begin DATASET SECTION

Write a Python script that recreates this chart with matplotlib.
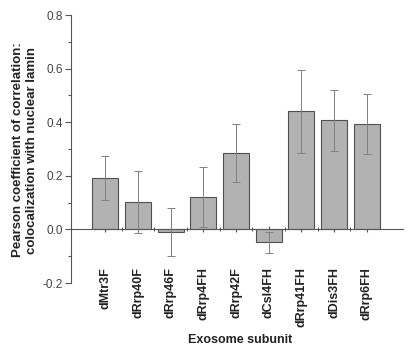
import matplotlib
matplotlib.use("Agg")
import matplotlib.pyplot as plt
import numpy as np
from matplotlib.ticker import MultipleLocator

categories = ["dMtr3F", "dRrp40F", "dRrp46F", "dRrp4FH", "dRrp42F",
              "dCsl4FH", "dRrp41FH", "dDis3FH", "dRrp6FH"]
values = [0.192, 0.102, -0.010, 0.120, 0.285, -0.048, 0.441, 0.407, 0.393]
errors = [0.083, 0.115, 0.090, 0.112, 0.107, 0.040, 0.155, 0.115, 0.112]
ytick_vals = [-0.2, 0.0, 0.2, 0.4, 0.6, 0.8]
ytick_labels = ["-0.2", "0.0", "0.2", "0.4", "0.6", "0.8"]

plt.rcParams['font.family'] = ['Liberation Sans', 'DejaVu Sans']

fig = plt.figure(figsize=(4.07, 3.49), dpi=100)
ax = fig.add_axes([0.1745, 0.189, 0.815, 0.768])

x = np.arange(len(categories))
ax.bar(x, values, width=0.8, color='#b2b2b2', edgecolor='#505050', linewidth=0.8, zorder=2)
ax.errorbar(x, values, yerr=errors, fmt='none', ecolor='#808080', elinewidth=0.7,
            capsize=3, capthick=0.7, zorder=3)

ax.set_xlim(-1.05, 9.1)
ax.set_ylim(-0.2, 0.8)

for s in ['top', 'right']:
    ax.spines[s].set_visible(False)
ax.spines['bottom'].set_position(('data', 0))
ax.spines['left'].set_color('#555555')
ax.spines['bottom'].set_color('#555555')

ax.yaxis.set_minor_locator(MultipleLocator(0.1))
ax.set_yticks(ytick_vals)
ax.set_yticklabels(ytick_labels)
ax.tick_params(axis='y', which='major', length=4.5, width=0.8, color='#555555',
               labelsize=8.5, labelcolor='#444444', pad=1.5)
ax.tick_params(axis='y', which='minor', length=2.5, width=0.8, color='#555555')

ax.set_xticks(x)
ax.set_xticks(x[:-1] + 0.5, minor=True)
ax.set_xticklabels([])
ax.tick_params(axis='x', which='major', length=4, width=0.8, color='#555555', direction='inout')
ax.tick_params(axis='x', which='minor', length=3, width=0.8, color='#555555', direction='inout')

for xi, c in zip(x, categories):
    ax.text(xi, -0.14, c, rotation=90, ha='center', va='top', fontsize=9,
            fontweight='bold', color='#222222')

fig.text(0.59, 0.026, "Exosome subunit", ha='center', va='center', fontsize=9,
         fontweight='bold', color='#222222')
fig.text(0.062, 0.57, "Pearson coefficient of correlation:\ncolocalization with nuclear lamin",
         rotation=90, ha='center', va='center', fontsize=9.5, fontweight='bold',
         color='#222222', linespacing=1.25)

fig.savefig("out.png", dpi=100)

end DATASET SECTION

* [WRITTEN EXERCISE]:
Note how many lines of the material contain the string "matplotlib". Then report that number by itself.

* [ANSWER TO THE TASK]:
5